Il est essentiel de favoriser l'autonomie. Les écueils à éviter seraient de prioriser la réussite du projet au détriment de ce que celui-ci apporte aux élèves comme modalité d'apprentissage, de perdre de vue l'élève au profit du groupe et de l'îlot et de penser acquis par chacun le résultat final obtenu par un autre. Mais encore, de répartir les tâches sans répartir les connaissances, risquant ainsi de spécialiser les élèves en les confortant dans ce qu'ils savent déjà faire en maintenant ainsi une courbe de progression plate. Face à cette hésitation entre donner à faire la même chose en même temps, et s'assurer ainsi l'acquisition par chacun, ou faire foisonner la créativité, qui risque de n'être le fait que des seuls actifs du groupe, la démarche en losange de Sébastien s'inscrit dans une démarche hybride. L'enseignant s'autorise alors à varier dans l'année
les modalités actives dans la pédagogie de projet, d'un groupe à l'autre et au fil du projet.
Les modalités inhérentes à la stratégie en losange demandent de jongler entre travail collaboratif et coopératif. Cela demande une grande connaissance et anticipation du projet par le professeur. Les tâches sont complémentaires, intriquées/synchronisées, ou pas, selon la taille ou la complexité du projet. Afin de s'assurer qu’ils se sont accaparés le projet, les élèves doivent percevoir la logique du travail à effectuer et pouvoir formuler ce qu'ils font et pourquoi ils le font. L'enseignant se met en retrait pour que les élèves affrontent seuls les difficultés pour progresser, mais aussi afin de les observer et d'appréhender leurs difficultés et réussites : “Il faut accepter une pédagogie plus ou moins ouverte en fonction des objectifs de formation, mais dont l’aboutissement est de laisser gérer le projet en autonomie par les élèves”, déclare Sébastien. Comme un chef d’orchestre (
cf. Bucheton), il reste légèrement éloigné mais supervise et intervient quand il le faut pour débloquer les situations. Dans ce cas, il faut pouvoir arrêter un travail en cours, faire le point ou donner une explication voire une autre activité, ce qui demande une grande réactivité : “Il ne faut pas laisser de ‘mou’ s’installer sinon on perd les élèves, ni insister quand une tâche ne prend pas.”, affirme l'enseignant.

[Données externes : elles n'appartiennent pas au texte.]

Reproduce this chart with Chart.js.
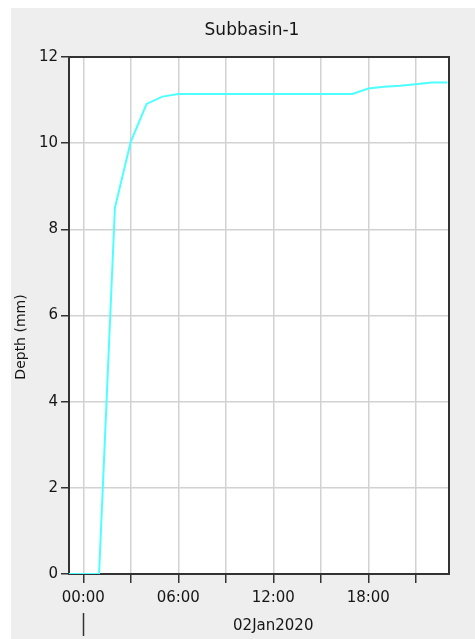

L'évaluation individuelle au sein du collectif passe par plusieurs stratégies : les évaluations écrites reprennent les connaissances normalement acquises pendant le travail de groupe. Ceux qui se sont impliqués réussissent et les autres comprennent que leur méthode de travail est à revoir. À l'oral, chaque élève est évalué pendant la revue de projet de groupe sur des compétences ciblant la posture et l'expression. Dans un projet où chacun a sa tâche, Sébastien évalue le compte rendu individuel : au sein de l'îlot, chacun fait un topo sur ce qu'il a fait et les points importants à retenir. Enfin, pour des points techniques spécifiques (apprentissage pur d'un geste ou d'une pratique), avant de transférer dans le projet (utilisation d'un logiciel, dessin à la main, programmation), les élèves s'entraînent individuellement pour acquérir les bases et Sébastien évalue le travail qu'ils lui rendent : pour le logiciel, ils font en séance et l'enseignant coche leur progression; pour le dessin, Sébastien ramasse les travaux de chacun ; pour la programmation ou la CAO, conception assistée par ordinateur, ils ont un compte perso sur une plateforme dédiée pour que leur travail soit évalué.
Côté élève, ça foisonne. Les élèves approuvent la logique des tâches données et s'engagent. En autonomie, ils montrent qu'ils sont capables de s’organiser. Ils savent pourquoi ils viennent et ce qu’ils vont faire, ce qui facilite la gestion des activités et permet d'instaurer un climat propice aux progrès. L’autre effet de ces projets est l’émulation entre les groupes. Chacun affine son esprit critique lors des revues de projet : “Globalement ça tire vers le haut, et même quand le projet “rate”, ils sont capables de définir pourquoi, comment y remédier, etc. Bref mon objectif d’enseignant est atteint !”, constate Sébastien. L'enseignant veille à construire des activités contenant un obstacle à leur portée, ce qui encourage les élèves dans leur réussite. “Je n’hésite pas à changer jusqu’à ce que ça soit motivant, puis je garde l’activité quitte à ce que le projet ne change plus pendant longtemps…Malheureusement pour moi ! Mais pas pour eux qui le découvrent chaque année.”.